Когда это было сделано, он стал просить, чтобы на столик поставили свечу, спички, записную книжку, фонарик и всё, как бывало дома».
Воспоминания Саши подтверждаются воспоминаниями Озолина. Возникает жуткое чувство. Сбежав из Ясной и оказавшись в другой губернии, в чужом доме, Толстой думает, что находится у себя в имении, и удивляется: почему в спальной комнате всё не так?
Маковицкий в это время был озабочен другим. Надо было протопить печь, нагреть кирпичи, чтобы положить к ногам больного, согреть воды. Если верить Маковицкому, Толстой, сидя в кресле, пребывал в ясном сознании. Просил позвать Озолина и его жену. Извинялся перед ними за причиненное беспокойство, благодарил, просил потерпеть. Хозяева растрогались. Они сами стали извиняться за детей, которые шумели в соседней комнате.
— Ах, эти ангельские голоса, ничего, — сказал Л.Н.

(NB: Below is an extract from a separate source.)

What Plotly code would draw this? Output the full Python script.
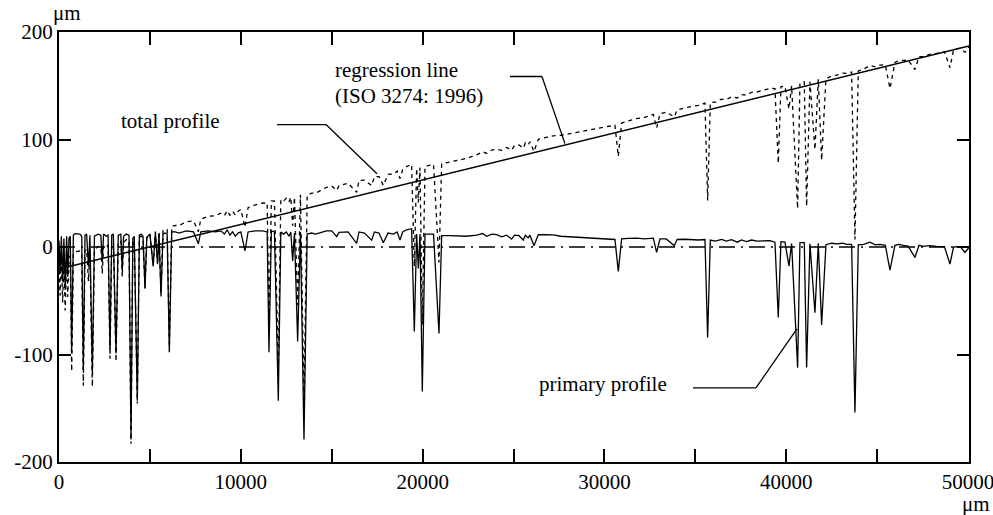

Когда позже рядом с ним сидела старшая дочь Татьяна, Толстой опять вспомнил о доме и сказал ей «Многое падает на Соню. Мы плохо распорядились». Она поняла, что отец имел в виду, но переспросила: «Что ты сказал, папа?» «На Соню, на Соню многое падает…» — повторил он.
И — потерял сознание.
Конец векаТолстой очень тяжело отживал XIX век. «Последнее пятилетие XIX столетия было тяжелым периодом в жизни моего отца, — пишет его сын Сергей Львович. — В 1895 году умер мой младший брат — семилетний Ванечка, очень способный мальчик, не по годам развитой, сердечный и чуткий. Его нежно любила как мать, так и отец, и любовь к нему соединяла их в одном чувстве. А со смертью Ванечки моя мать временно как бы потеряла смысл жизни, и ее истеричность, к которой она была склонна и раньше, теперь обнаружилась с новой силой.
В продолжение того же пятилетия мои две сестры Татьяна и Мария вышли замуж и уехали. Отец, особенно любивший своих дочерей, тяжело переносил их отсутствие, хотя не высказывал этого и старался бороться с этим своим чувством.
В доме моих родителей оставалась только их младшая дочь Александра. В 1900 году ей было 16 лет. Сыновья жили отдельно. Отец чувствовал себя одиноко; в доме преобладало мрачное настроение…»
Грустное настроение было у супругов накануне XX века. Не было между ними даже сцен ревности, яростных ссор. Холодно и тускло стало в Ясной. И вот С.А. записывает в дневнике 23 ноября 1900 года: «С трудом выпытываю и догадываюсь я, чем живет мой муж. Он не рассказывает мне больше никогда ни своих писаний, ни своих мыслей, он всё меньше и меньше участвует в моей жизни».
Но Толстой в это время живет очень напряженной и душевной, и литературной, и общественной жизнью. Он изучает Ницше и Ломброзо, интересуется войной на Филиппинах и в Трансваале. Он встречается с Горьким («Очень хорошо говорили. И он мне понравился. Настоящий человек из народа»), Он смотрит пьесу Чехова «Дядя Ваня» и «возмущается» ею. Он продолжает заниматься духоборами, интересуясь их устройством в Канаде. Пишет статьи о патриотизме и «Денежное рабство». Читает психологов Вундта, Кефтинга и находит их «поучительными». Он заново изучает Конфуция. Наконец, он пишет свою лучшую пьесу «Живой труп».
Его дневник 1900 года перенасыщен мыслями, каждая из которых на вес золота. Вот, например: «Жизнь есть расширение пределов, в которых заключен человек». В этом дневнике много рассуждений о браке, о женщинах, но в них почти не встречается жена.